Meyendorf, N. ; Society of Photo-Optical Instrumentation Engineers -SPIE-, Bellingham/Wash.:
Testing, reliability, and application of micro- and nano-material systems II : 15 - 17 March 2004, San Diego, California, USA
Bellingham/Wash.: SPIE, 2004 (SPIE Proceedings Series 5392)
ISBN: 0-8194-5309-9
Conference "Testing, Reliability, and Application of Micro- and Nano-Material Systems" <2004, San Diego/Calif.>
Fraunhofer IZFP, Institutsteil Dresden ( IKTS-MD) ()
material characterization; micro-device; atomic force microscopy; micro-structured metallization

During the design of ever smaller sized micro-systems, the question appears how much the properties of the materials used differ from those of bulk material and even to laterally extended thin films.
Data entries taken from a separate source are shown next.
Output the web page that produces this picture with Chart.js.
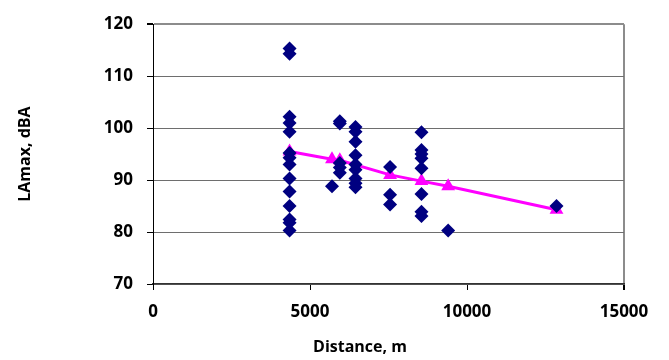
<!DOCTYPE html>
<html>
<head>
<meta charset="utf-8">
<script src="https://cdn.jsdelivr.net/npm/chart.js@4"></script>
<style>
    body { margin: 0; background: #fff; }
</style>
</head>
<body>
<canvas id="scatterChart" width="669" height="360"></canvas>
<script>
// Measured levels (diamonds)
const distances = [
    4350, 4350, 4350, 4350, 4350, 4350, 4350, 4350, 4350, 4350, 4350, 4350, 4350, 4350,
    5700,
    5950, 5950, 5950, 5950, 5950,
    6450, 6450, 6450, 6450, 6450, 6450, 6450, 6450, 6450,
    7550, 7550, 7550,
    8550, 8550, 8550, 8550, 8550, 8550, 8550, 8550,
    9400,
    12850
];
const levels = [
    115.3, 114.3, 102.2, 101.0, 99.3, 95.2, 94.3, 93.0, 90.3, 87.8, 85.0, 82.4, 81.8, 80.3,
    88.8,
    101.3, 100.9, 93.3, 92.4, 91.4,
    100.2, 99.3, 97.4, 94.8, 93.0, 92.0, 90.3, 89.4, 88.6,
    92.5, 87.2, 85.3,
    99.2, 95.8, 95.0, 94.2, 92.3, 87.3, 83.9, 83.1,
    80.3,
    85.0
];

// Predicted levels (triangles + line)
const trendDistances = [4350, 5700, 5950, 7550, 8550, 9400, 12850];
const trendLevels = [95.5, 94.0, 93.8, 91.0, 89.8, 88.8, 84.3];

const xTicks = [0, 5000, 10000, 15000];
const yTicks = [70, 80, 90, 100, 110, 120];

const fontFamily = '"Open Sans", "Liberation Sans", sans-serif';

// x axis title sits a bit left of the plot centre
const xTitlePlugin = {
    id: 'xTitle',
    afterDraw(chart) {
        const ctx = chart.ctx;
        ctx.save();
        ctx.font = 'bold 16px ' + fontFamily;
        ctx.fillStyle = '#000';
        ctx.textAlign = 'center';
        ctx.textBaseline = 'middle';
        ctx.fillText('Distance, m', 360, 347);
        ctx.restore();
    }
};

const ctx = document.getElementById('scatterChart').getContext('2d');
new Chart(ctx, {
    type: 'scatter',
    data: {
        datasets: [{
            label: 'Measured',
            data: distances.map((d, i) => ({x: d, y: levels[i]})),
            pointStyle: 'rectRot',
            pointRadius: 7,
            pointHoverRadius: 7,
            backgroundColor: '#000080',
            borderColor: '#000080',
            borderWidth: 0,
            order: 0
        }, {
            label: 'Predicted',
            data: trendDistances.map((d, i) => ({x: d, y: trendLevels[i]})),
            showLine: true,
            pointStyle: 'triangle',
            pointRadius: 8,
            pointHoverRadius: 8,
            backgroundColor: '#ff00ff',
            borderColor: '#ff00ff',
            borderWidth: 3,
            pointBorderWidth: 0,
            order: 1
        }]
    },
    options: {
        responsive: false,
        animation: false,
        layout: {
            padding: {left: 16, right: 45, top: 18, bottom: 0}
        },
        plugins: {
            legend: {display: false},
            tooltip: {enabled: false}
        },
        scales: {
            x: {
                type: 'linear',
                min: 0,
                max: 15000,
                afterBuildTicks: scale => {
                    scale.ticks = xTicks.map(v => ({value: v}));
                },
                afterFit: scale => {
                    scale.height = 76;
                },
                ticks: {
                    color: '#000',
                    font: {family: fontFamily, size: 17, weight: 'bold'},
                    padding: 12,
                    maxRotation: 0,
                    callback: v => String(v)
                },
                grid: {
                    color: c => c.tick && c.tick.value === 15000 ? '#8c8c8c' : 'rgba(0,0,0,0)',
                    lineWidth: c => c.tick && c.tick.value === 15000 ? 2 : 1,
                    tickColor: '#000',
                    tickLength: 6
                },
                border: {color: '#333', width: 1.5}
            },
            y: {
                type: 'linear',
                min: 70,
                max: 120,
                afterBuildTicks: scale => {
                    scale.ticks = yTicks.map(v => ({value: v}));
                },
                afterFit: scale => {
                    scale.width = 137;
                },
                ticks: {
                    color: '#000',
                    font: {family: fontFamily, size: 17, weight: 'bold'},
                    padding: 14,
                    callback: v => String(v)
                },
                grid: {
                    color: c => c.tick && c.tick.value === 120 ? '#8c8c8c' : '#6e6e6e',
                    lineWidth: c => c.tick && c.tick.value === 120 ? 2 : 1,
                    tickColor: '#000',
                    tickLength: 6
                },
                border: {color: '#000', width: 1},
                title: {
                    display: true,
                    text: 'LAmax, dBA',
                    color: '#000',
                    font: {family: fontFamily, size: 16, weight: 'bold'},
                    padding: {top: 0, bottom: 0}
                }
            }
        }
    },
    plugins: [xTitlePlugin]
});
</script>
</body>
</html>
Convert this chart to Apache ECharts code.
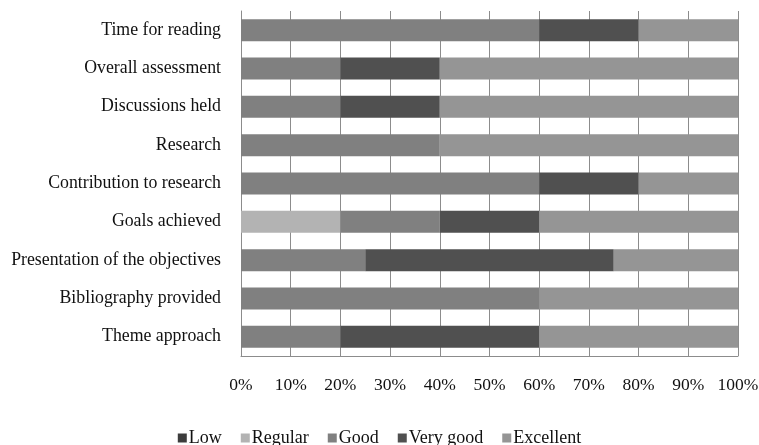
<!DOCTYPE html>
<html>
<head>
<meta charset="utf-8">
<script src="https://cdn.jsdelivr.net/npm/echarts@6/dist/echarts.min.js"></script>
<style>html,body{margin:0;padding:0;background:#fff}#c{width:759px;height:445px}</style>
</head>
<body>
<div id="c"></div>
<script>
const categories = ["Theme approach","Bibliography provided","Presentation of the objectives","Goals achieved","Contribution to research","Research","Discussions held","Overall assessment","Time for reading"];
const seriesNames = ["Low","Regular","Good","Very good","Excellent"];
const low       = [0, 0, 0, 0, 0, 0, 0, 0, 0];
const regular   = [0, 0, 0, 20, 0, 0, 0, 0, 0];
const good      = [20, 60, 25, 20, 60, 40, 20, 20, 60];
const veryGood  = [40, 0, 50, 20, 20, 0, 20, 20, 20];
const excellent = [40, 40, 25, 40, 20, 60, 60, 60, 20];
const tickValues = [0,10,20,30,40,50,60,70,80,90,100];

const colors = ["#3c3c3c","#b3b3b3","#808080","#505050","#959595"];
const values = [low, regular, good, veryGood, excellent];
const font = "'Liberation Serif','Times New Roman',serif";
const txt = '#111';

const chart = echarts.init(document.getElementById('c'), null, {renderer:'canvas'});
chart.setOption({
  animation:false,
  textStyle:{fontFamily:font},
  grid:{left:241,right:21,top:11,bottom:89,containLabel:false,outerBoundsMode:'none'},
  legend:{
    top:424, left:'center',
    icon:'rect', itemWidth:9, itemHeight:9, itemGap:19,
    textStyle:{fontFamily:font,fontSize:18,color:txt,padding:[0,0,0,-3]},
    data:seriesNames
  },
  xAxis:{
    type:'value', min:tickValues[0], max:tickValues[tickValues.length-1], interval:10,
    axisLine:{show:true,onZero:false,lineStyle:{color:'#8c8c8c',width:1}},
    axisTick:{show:false},
    splitLine:{show:true,lineStyle:{color:'#8c8c8c',width:1}},
    axisLabel:{formatter:v=>v+'%',fontFamily:font,fontSize:17.5,color:txt,margin:20}
  },
  yAxis:{
    type:'category', data:categories,
    axisLine:{show:true,lineStyle:{color:'#8c8c8c',width:1}},
    axisTick:{show:false},
    axisLabel:{fontFamily:font,fontSize:17.8,color:txt,margin:20}
  },
  series: seriesNames.map((n,i)=>({
    name:n, type:'bar', stack:'all', barWidth:22,
    itemStyle:{color:colors[i]},
    data:values[i]
  }))
});
</script>
</body>
</html>
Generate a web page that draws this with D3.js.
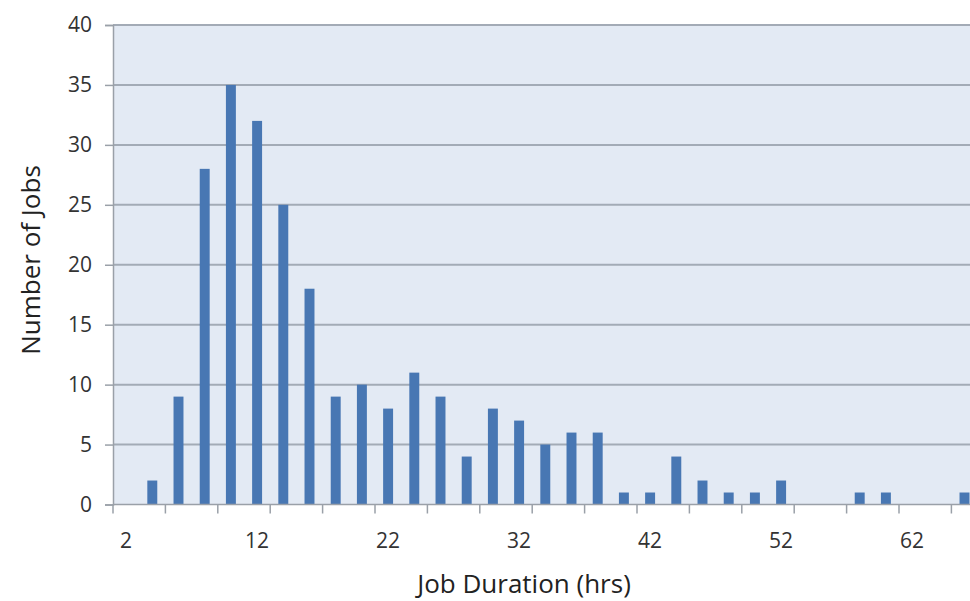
<!DOCTYPE html>
<html>
<head>
<meta charset="utf-8">
<script src="https://cdn.jsdelivr.net/npm/d3@7/dist/d3.min.js"></script>
<style>
  html, body { margin: 0; padding: 0; background: #ffffff; }
  svg { display: block; }
</style>
</head>
<body>
<svg id="chart" width="970" height="601"></svg>
<script>
// ---- data ----
const categories = [2,4,6,8,10,12,14,16,18,20,22,24,26,28,30,32,34,36,38,40,42,44,46,48,50,52,54,56,58,60,62,64,66];
const jobCounts  = [0,2,9,28,35,32,25,18,9,10,8,11,9,4,8,7,5,6,6,1,1,4,2,1,1,2,0,0,1,1,0,0,1];
const yTickValues = [0,5,10,15,20,25,30,35,40];
const xLabelValues = [2,12,22,32,42,52,62];
const xTitle = "Job Duration (hrs)";
const yTitle = "Number of Jobs";

(function () {
  // ---- layout ----
  const svg = d3.select("#chart");
  const plotLeft = 113, plotTop = 25, plotBottom = 504.5;
  const step = 26.2;
  const plotRight = plotLeft + step * categories.length;
  const font = "'Open Sans', 'Noto Sans', sans-serif";

  const x = d3.scaleBand()
    .domain(categories)
    .range([plotLeft, plotRight])
    .paddingInner(0.62)
    .paddingOuter(0.31);

  const y = d3.scaleLinear().domain([0, 40]).range([plotBottom, plotTop]);

  // plot background
  svg.append("rect")
    .attr("x", plotLeft).attr("y", plotTop)
    .attr("width", plotRight - plotLeft).attr("height", plotBottom - plotTop)
    .attr("fill", "#e3eaf4");

  // gridlines
  svg.append("g").selectAll("line")
    .data(yTickValues.filter(d => d > 0))
    .join("line")
    .attr("x1", plotLeft).attr("x2", plotRight)
    .attr("y1", d => y(d)).attr("y2", d => y(d))
    .attr("stroke", "#a3abb6").attr("stroke-width", 2);

  // bars
  svg.append("g").selectAll("rect")
    .data(categories.map((c, i) => ({c, v: jobCounts[i]})).filter(d => d.v > 0))
    .join("rect")
    .attr("x", d => x(d.c))
    .attr("width", x.bandwidth())
    .attr("y", d => y(d.v))
    .attr("height", d => y(0) - y(d.v))
    .attr("fill", "#4877b3");

  // y axis
  const yAxis = d3.axisLeft(y).tickValues(yTickValues).tickSize(8).tickPadding(13);
  const gy = svg.append("g").attr("transform", `translate(${plotLeft},0)`).call(yAxis);
  gy.attr("font-size", null);
  gy.select(".domain").attr("stroke", "#9aa0a8").attr("stroke-width", 1.5);
  gy.selectAll(".tick line").attr("stroke", "#9aa0a8").attr("stroke-width", 1.5);
  gy.selectAll(".tick text")
    .attr("font-family", font).attr("font-size", 21).attr("fill", "#333");

  // x axis baseline
  svg.append("line")
    .attr("x1", plotLeft).attr("x2", plotRight)
    .attr("y1", y(0)).attr("y2", y(0))
    .attr("stroke", "#9aa0a8").attr("stroke-width", 1.5);

  // x tick marks every 2 categories at category boundaries
  const tickIdx = d3.range(0, categories.length + 1, 2);
  svg.append("g").selectAll("line")
    .data(tickIdx)
    .join("line")
    .attr("x1", i => plotLeft + i * x.step()).attr("x2", i => plotLeft + i * x.step())
    .attr("y1", y(0)).attr("y2", y(0) + 9)
    .attr("stroke", "#9aa0a8").attr("stroke-width", 1.5);

  // x labels
  svg.append("g").selectAll("text")
    .data(xLabelValues)
    .join("text")
    .attr("x", d => x(d) + x.bandwidth() / 2)
    .attr("y", 548)
    .attr("text-anchor", "middle")
    .attr("font-family", font).attr("font-size", 21).attr("fill", "#333")
    .text(d => d);

  // axis titles
  svg.append("text")
    .attr("x", 524).attr("y", 593)
    .attr("text-anchor", "middle")
    .attr("font-family", font).attr("font-size", 26).attr("fill", "#222")
    .text(xTitle);

  svg.append("text")
    .attr("transform", "translate(40,260) rotate(-90)")
    .attr("text-anchor", "middle")
    .attr("font-family", font).attr("font-size", 26).attr("fill", "#222")
    .text(yTitle);
})();
</script>
</body>
</html>
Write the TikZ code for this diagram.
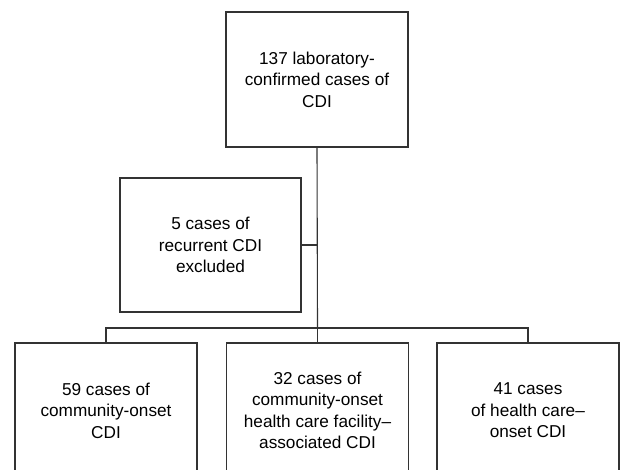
\documentclass[tikz,border=0pt]{standalone}
\usepackage{fontspec}
\setmainfont{Liberation Sans}
\begin{document}
\begin{tikzpicture}[x=1pt,y=1pt,
  box/.style={draw=black!80, line width=1.1pt, minimum width=182pt, minimum height=135pt,
    align=center, inner sep=2pt, font=\fontsize{17.2}{21.5}\selectfont},
  link/.style={draw=black!80, line width=1.1pt}]
\useasboundingbox (0,0) rectangle (623,470);
\clip (0,0) rectangle (623,470);
\node[box] (top) at (317,390.5) {137 laboratory-\\confirmed cases of\\CDI};
\node[box, minimum width=181pt, minimum height=134pt] (excl) at (210.5,225) {5 cases of\\recurrent CDI\\excluded};
\node[box] (b1) at (106,59.5) {59 cases of\\community-onset\\CDI};
\node[box] (b2) at (317.5,59.5) {32 cases of\\community-onset\\health care facility–\\associated CDI};
\node[box] (b3) at (528,59.5) {41 cases\\of health care–\\onset CDI};
\coordinate (bar) at (317.5,142);
\draw[link] (top.south) -- (bar);
\draw[link] (excl.east) -- (excl.east -| top.south);
\draw[link] (b1.north) |- (bar) -| (b3.north);
\draw[link] (bar) -- (b2.north);
\end{tikzpicture}
\end{document}
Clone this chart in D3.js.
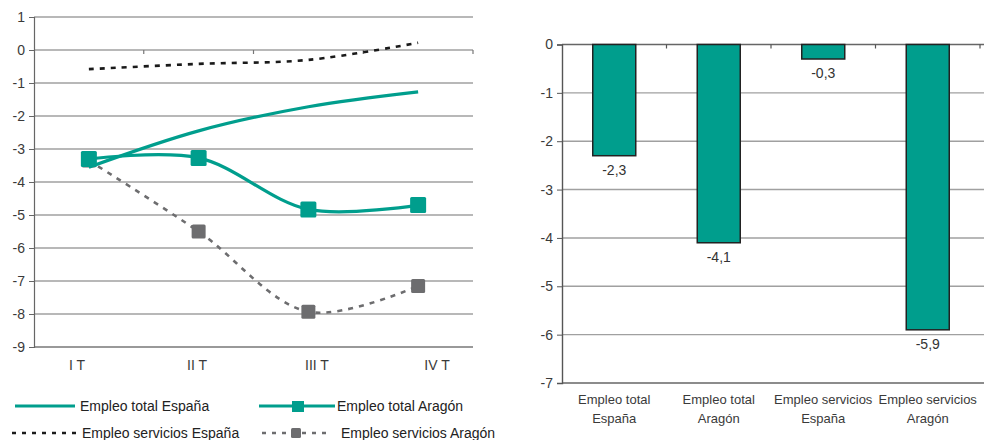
<!DOCTYPE html>
<html><head><meta charset="utf-8">
<script src="https://cdn.jsdelivr.net/npm/d3@7"></script>
<style>
body{margin:0;background:#fff;}
svg{display:block;font-family:"Liberation Sans",Arial,sans-serif;}
</style></head>
<body><svg id="c" width="984" height="440"></svg>
<script>
// ---- data ----
const quarters = ["I T","II T","III T","IV T"];
const totalEspana = [-3.55,-2.45,-1.72,-1.27];
const totalAragon = [-3.3,-3.27,-4.83,-4.7];
const serviciosEspana = [-0.58,-0.42,-0.3,0.22];
const serviciosAragon = [-3.35,-5.5,-7.93,-7.15];
const leftTicks = [1,0,-1,-2,-3,-4,-5,-6,-7,-8,-9];

const barCats = [["Empleo total","España"],["Empleo total","Aragón"],["Empleo servicios","España"],["Empleo servicios","Aragón"]];
const barValues = [-2.3,-4.1,-0.3,-5.9];
const rightTicks = [0,-1,-2,-3,-4,-5,-6,-7];

const teal = "#009e8d", grey = "#6d6d6f", dark = "#222";
const svg = d3.select("#c");
const loc = d3.formatLocale({decimal:",",thousands:".",grouping:[3],currency:["","€"],minus:"-"});
const fmt = loc.format(".1f");

// ---- left chart ----
const xL = d3.scaleBand().domain(quarters).range([34,473]);
const xLab = d3.scalePoint().domain(quarters).range([77,437]);
const yL = d3.scaleLinear().domain([-9,1]).range([347,17]);
const gL = svg.append("g");
gL.selectAll("line.grid").data(leftTicks).join("line")
  .attr("x1",34).attr("x2",473).attr("y1",d=>yL(d)).attr("y2",d=>yL(d))
  .attr("stroke",d=>d===-9?"#777":"#a0a0a0").attr("stroke-width",1.4);
const axL = gL.append("g").attr("transform","translate(34,0)")
  .call(d3.axisLeft(yL).tickValues(leftTicks).tickFormat(d=>String(d)).tickSize(5).tickPadding(4));
axL.select(".domain").attr("stroke","#666").attr("stroke-width",1.2);
axL.selectAll(".tick line").attr("stroke","#666");
axL.selectAll("text").attr("font-size",14).attr("fill","#3a3a3a").attr("font-family","Liberation Sans, Arial, sans-serif");
gL.selectAll("line.ct").data(quarters).join("line")
  .attr("x1",d=>xL(d)+xL.bandwidth()).attr("x2",d=>xL(d)+xL.bandwidth())
  .attr("y1",yL(0)).attr("y2",yL(0)+4).attr("stroke","#777").attr("stroke-width",1.2);
gL.selectAll("text.cat").data(quarters).join("text")
  .attr("x",d=>xLab(d)).attr("y",370).attr("text-anchor","middle")
  .attr("font-size",14).attr("fill","#3a3a3a").text(d=>d);

const cx = (d,i)=>xL(quarters[i])+xL.bandwidth()/2;
const lineGen = d3.line().x(cx).y(d=>yL(d)).curve(d3.curveCatmullRom.alpha(0.5));

gL.append("path").datum(serviciosEspana).attr("d",lineGen).attr("fill","none")
  .attr("stroke","#1a1a1a").attr("stroke-width",2.6).attr("stroke-dasharray","5,6");
gL.append("path").datum(serviciosAragon).attr("d",lineGen).attr("fill","none")
  .attr("stroke",grey).attr("stroke-width",2.6).attr("stroke-dasharray","5,6");
gL.selectAll("rect.sa").data(serviciosAragon).join("rect")
  .attr("x",(d,i)=>cx(d,i)-7).attr("y",d=>yL(d)-7).attr("width",14).attr("height",14)
  .attr("rx",1.5).attr("fill",grey);
gL.append("path").datum(totalEspana).attr("d",lineGen).attr("fill","none")
  .attr("stroke",teal).attr("stroke-width",3.2);
gL.append("path").datum(totalAragon).attr("d",lineGen).attr("fill","none")
  .attr("stroke",teal).attr("stroke-width",3.2);
gL.selectAll("rect.ta").data(totalAragon).join("rect")
  .attr("x",(d,i)=>cx(d,i)-8).attr("y",d=>yL(d)-8).attr("width",16).attr("height",16)
  .attr("rx",1.5).attr("fill",teal);

// ---- legend ----
const lg = svg.append("g").attr("font-size",14).attr("fill","#222");
lg.append("line").attr("x1",15).attr("x2",75).attr("y1",406).attr("y2",406).attr("stroke",teal).attr("stroke-width",3);
lg.append("text").attr("x",80).attr("y",411).text("Empleo total España");
lg.append("line").attr("x1",259).attr("x2",335).attr("y1",406).attr("y2",406).attr("stroke",teal).attr("stroke-width",3);
lg.append("rect").attr("x",292).attr("y",401).attr("width",12).attr("height",11).attr("fill",teal);
lg.append("text").attr("x",337).attr("y",411).text("Empleo total Aragón");
lg.append("line").attr("x1",12).attr("x2",80).attr("y1",433).attr("y2",433).attr("stroke","#1a1a1a").attr("stroke-width",2.6).attr("stroke-dasharray","4,6");
lg.append("text").attr("x",82).attr("y",438).text("Empleo servicios España");
lg.append("line").attr("x1",262).attr("x2",326).attr("y1",433).attr("y2",433).attr("stroke",grey).attr("stroke-width",2.6).attr("stroke-dasharray","4,6");
lg.append("rect").attr("x",291).attr("y",428).attr("width",10).attr("height",10).attr("rx",1.5).attr("fill",grey);
lg.append("text").attr("x",341).attr("y",438).text("Empleo servicios Aragón");

// ---- right chart ----
const xR = d3.scaleBand().domain(barCats.map(d=>d.join(" "))).range([562,980]);
const yR = d3.scaleLinear().domain([-7,0]).range([383,44.5]);
const gR = svg.append("g");
gR.selectAll("line.grid").data(rightTicks).join("line")
  .attr("x1",562).attr("x2",984).attr("y1",d=>yR(d)).attr("y2",d=>yR(d))
  .attr("stroke",d=>(d===0||d===-7)?"#666":"#a0a0a0").attr("stroke-width",1.4);
const axR = gR.append("g").attr("transform","translate(562,0)")
  .call(d3.axisLeft(yR).tickValues(rightTicks).tickFormat(d=>String(d)).tickSize(5).tickPadding(4));
axR.select(".domain").attr("stroke","#555").attr("stroke-width",1.4);
axR.selectAll(".tick line").attr("stroke","#555");
axR.selectAll("text").attr("font-size",14).attr("fill","#3a3a3a").attr("font-family","Liberation Sans, Arial, sans-serif");
gR.selectAll("line.ct").data(barCats).join("line")
  .attr("x1",d=>xR(d.join(" "))+xR.bandwidth()).attr("x2",d=>xR(d.join(" "))+xR.bandwidth())
  .attr("y1",yR(0)).attr("y2",yR(0)+4).attr("stroke","#555").attr("stroke-width",1.2);
const bw = 43;
gR.selectAll("rect.bar").data(barValues).join("rect")
  .attr("x",(d,i)=>xR(barCats[i].join(" "))+xR.bandwidth()/2-bw/2)
  .attr("y",yR(0)).attr("width",bw).attr("height",d=>yR(d)-yR(0))
  .attr("fill",teal).attr("stroke",dark).attr("stroke-width",1.5);
gR.selectAll("text.val").data(barValues).join("text")
  .attr("x",(d,i)=>xR(barCats[i].join(" "))+xR.bandwidth()/2)
  .attr("y",d=>yR(d)+19).attr("text-anchor","middle").attr("font-size",14).attr("fill","#333")
  .text(d=>fmt(d));
const cl = gR.selectAll("text.cat").data(barCats).join("text")
  .attr("text-anchor","middle").attr("font-size",13).attr("fill","#3a3a3a");
cl.append("tspan").attr("x",d=>xR(d.join(" "))+xR.bandwidth()/2).attr("y",404).text(d=>d[0]);
cl.append("tspan").attr("x",d=>xR(d.join(" "))+xR.bandwidth()/2).attr("y",423).text(d=>d[1]);
</script></body></html>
The aim of this paper is to analyze mechanical behavior of micro-structured metallic systems like Cu- and Al- interconnections in microelectronic devices or metallic components in micro-opto-electro-mechanical systems (MOEMS).
Using atomic force microscopy (AFM) several features like roughness, grain size and dimension accuracy of the
materials could be measured for the initial state and in-situ during thermo-mechanical load. For that purpose, meander like line structures produced in CMOS technology as well as special structures fabricated by laterally resolved ion beam sputtering by a focused ion beam equipment (FIB) were used for bending tests. Additionally the elastic and plastic deformation of the lines can be assessed nondestructively by the change of the line resistance measured with high precision. The analysis of the experimental results reveals abnormal plastic-elastic mechanical properties of metallic systems of micro- and sub-micrometer dimension. Practical consequences are discussed concerning the reliability of metallic interconnects, the quality of micro-mirror materials as well as a new approach of micro-material tailoring by surface treatment.